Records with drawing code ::
┌────────

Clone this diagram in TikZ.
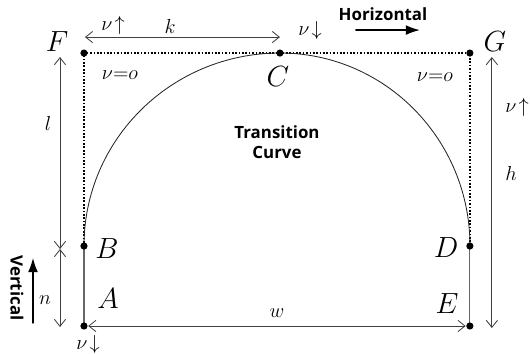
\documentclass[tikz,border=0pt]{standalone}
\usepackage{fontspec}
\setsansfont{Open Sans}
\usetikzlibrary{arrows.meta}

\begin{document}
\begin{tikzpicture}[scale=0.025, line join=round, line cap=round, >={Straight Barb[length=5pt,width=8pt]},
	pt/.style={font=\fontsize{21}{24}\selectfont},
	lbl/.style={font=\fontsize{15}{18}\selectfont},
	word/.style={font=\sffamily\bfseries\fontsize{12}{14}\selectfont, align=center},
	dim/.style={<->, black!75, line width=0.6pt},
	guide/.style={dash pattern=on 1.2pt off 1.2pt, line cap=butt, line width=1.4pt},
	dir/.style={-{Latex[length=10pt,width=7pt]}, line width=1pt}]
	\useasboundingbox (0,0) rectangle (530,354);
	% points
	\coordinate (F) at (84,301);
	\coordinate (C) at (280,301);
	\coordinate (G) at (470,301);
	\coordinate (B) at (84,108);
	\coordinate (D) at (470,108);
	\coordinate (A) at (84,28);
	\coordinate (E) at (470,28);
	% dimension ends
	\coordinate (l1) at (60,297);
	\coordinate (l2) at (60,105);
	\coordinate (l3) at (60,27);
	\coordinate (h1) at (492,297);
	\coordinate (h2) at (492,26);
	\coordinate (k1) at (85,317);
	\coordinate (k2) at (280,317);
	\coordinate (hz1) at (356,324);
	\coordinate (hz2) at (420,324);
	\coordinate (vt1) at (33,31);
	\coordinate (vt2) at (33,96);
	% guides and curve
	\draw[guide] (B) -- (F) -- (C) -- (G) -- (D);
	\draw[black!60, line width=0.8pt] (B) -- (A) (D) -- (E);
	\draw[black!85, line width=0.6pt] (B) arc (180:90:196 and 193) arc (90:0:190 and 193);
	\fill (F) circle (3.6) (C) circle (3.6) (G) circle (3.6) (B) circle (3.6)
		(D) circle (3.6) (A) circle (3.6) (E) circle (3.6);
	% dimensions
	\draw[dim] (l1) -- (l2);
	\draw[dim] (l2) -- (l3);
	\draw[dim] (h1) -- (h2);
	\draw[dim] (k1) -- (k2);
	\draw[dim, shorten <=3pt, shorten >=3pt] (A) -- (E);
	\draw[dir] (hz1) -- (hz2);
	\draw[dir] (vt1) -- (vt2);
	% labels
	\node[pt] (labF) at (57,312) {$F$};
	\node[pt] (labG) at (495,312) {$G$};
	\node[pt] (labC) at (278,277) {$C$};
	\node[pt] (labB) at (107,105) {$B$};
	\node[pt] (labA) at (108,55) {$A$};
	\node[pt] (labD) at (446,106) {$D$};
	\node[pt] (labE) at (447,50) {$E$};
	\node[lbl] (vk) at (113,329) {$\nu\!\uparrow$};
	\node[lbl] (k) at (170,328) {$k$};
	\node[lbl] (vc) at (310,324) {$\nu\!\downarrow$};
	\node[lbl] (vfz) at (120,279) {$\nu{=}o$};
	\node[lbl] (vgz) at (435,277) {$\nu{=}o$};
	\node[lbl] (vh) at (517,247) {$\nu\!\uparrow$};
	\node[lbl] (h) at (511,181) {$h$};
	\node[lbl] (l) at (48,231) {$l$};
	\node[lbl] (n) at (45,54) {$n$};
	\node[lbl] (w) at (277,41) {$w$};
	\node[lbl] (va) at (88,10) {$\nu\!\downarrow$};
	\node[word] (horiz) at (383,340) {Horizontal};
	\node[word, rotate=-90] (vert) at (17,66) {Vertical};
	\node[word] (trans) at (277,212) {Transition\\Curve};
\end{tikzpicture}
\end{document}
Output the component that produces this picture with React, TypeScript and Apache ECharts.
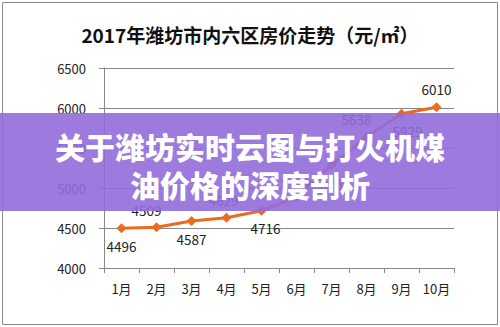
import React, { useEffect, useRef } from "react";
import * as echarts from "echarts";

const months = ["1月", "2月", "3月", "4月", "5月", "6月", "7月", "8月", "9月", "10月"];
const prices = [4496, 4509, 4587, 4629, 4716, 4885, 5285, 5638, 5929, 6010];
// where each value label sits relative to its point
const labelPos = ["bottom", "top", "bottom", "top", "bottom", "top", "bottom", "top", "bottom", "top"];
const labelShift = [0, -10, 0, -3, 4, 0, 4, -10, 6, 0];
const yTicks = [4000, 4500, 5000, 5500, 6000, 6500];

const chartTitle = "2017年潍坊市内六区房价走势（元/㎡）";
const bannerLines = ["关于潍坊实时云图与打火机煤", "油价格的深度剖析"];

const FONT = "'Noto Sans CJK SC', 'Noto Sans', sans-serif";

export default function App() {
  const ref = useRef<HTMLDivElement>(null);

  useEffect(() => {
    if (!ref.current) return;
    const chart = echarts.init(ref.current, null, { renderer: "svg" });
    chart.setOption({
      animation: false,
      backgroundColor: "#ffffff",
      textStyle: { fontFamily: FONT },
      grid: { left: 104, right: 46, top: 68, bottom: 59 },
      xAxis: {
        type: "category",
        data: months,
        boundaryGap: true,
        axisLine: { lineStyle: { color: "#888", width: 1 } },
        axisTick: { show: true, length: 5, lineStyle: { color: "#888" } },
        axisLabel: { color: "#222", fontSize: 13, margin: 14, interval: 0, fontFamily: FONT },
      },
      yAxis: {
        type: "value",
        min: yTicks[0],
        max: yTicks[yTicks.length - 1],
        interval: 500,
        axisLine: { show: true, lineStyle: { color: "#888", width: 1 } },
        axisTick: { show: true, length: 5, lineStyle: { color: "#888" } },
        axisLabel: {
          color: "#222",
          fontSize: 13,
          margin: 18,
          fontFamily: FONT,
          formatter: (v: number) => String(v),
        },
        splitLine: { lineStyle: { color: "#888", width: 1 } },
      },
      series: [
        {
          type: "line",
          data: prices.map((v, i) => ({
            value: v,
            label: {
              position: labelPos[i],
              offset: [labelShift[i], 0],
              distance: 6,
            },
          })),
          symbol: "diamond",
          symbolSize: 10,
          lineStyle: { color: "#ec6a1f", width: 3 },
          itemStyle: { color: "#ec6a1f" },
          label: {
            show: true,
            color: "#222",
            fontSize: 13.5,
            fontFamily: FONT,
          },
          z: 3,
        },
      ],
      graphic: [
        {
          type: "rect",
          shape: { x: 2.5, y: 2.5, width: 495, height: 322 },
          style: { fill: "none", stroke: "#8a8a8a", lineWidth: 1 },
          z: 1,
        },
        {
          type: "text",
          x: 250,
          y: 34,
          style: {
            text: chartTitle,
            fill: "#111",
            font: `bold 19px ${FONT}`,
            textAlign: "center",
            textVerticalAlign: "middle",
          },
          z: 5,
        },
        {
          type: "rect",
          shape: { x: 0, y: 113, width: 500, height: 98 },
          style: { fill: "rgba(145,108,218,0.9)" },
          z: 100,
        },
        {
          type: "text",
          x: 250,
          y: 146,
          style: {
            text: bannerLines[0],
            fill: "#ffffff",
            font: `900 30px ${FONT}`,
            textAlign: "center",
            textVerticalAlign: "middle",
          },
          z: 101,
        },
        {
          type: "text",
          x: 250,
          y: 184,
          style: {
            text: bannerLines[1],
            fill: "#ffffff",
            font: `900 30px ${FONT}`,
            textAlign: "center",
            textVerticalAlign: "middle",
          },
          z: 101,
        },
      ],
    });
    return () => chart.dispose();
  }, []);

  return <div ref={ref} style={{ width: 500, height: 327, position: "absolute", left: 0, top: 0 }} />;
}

└────────

What the task requires ::
Start at the line that contains "Output the component", stop at the line that contains "import * as", and reproduce each line in that stretch exactly. Pictures are excluded.

Solution to this problem ::
Output the component that produces this picture with React, TypeScript and Apache ECharts.
import React, { useEffect, useRef } from "react";
import * as echarts from "echarts";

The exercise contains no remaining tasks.